In this experimental research, the tensile and flexural behavior of friction stir buttstrap-joined AA6082-T6 and Noryl GFN2 were assessed. To that end, a parametric study was carried by combining different rotational and travel speeds, with the following results:

• The tensile strength evidenced scattered results from 80.3 ± 6.7 MPa in panel P6 (2250 rpm and 140 mm/min) up to 138.9 ± 9.6 MPa in panel P2 (2250 rpm and 100 mm/min);
• The tensile strength was significantly hindered by two critical factors: (i) the presence of a defect within the joining regions, and (ii) the loss of hardness in the joining region;
• The tensile efficiency ranged from 27.7% to 47.9% with tensile strength of AA6082-T6 as reference value;
• The lowest flexural strength was observed in panel P3 (2150 rpm and 120 mm/min), with 41.9 ± 4.7 MPa, while the highest was found in panel P1 (2150 rpm and 100 mm/min), with 47.2 ± 0.1 MPa, evidencing stable results compared with the tensile ones;
• The flexural efficiency varied between 52.4% and 59.0%, with marginal contribution from the defect while the hardness loss played a major role in this domain;
• The travel speed during the joining process appears to have had a negative effect on mechanical performance.
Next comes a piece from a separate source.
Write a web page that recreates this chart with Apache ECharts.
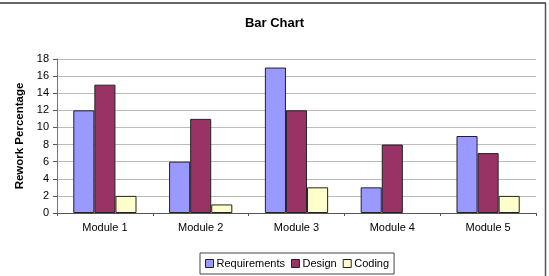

These results substantiate the attractiveness of employing a friction stir-based technology for production of metal–polymer composite panels. These metal–polymer composite panels are particularly suitable to be incorporated in cylindrical-shaped structures where the polymeric material provides thermal, chemical, and electrical insulation, while the metallic one ensures the overall mechanical integrity.

Given the early stage of development, further research is required to ensure the mitigation of the presence of defects within the joining region to increase the overall performance of such composite panels.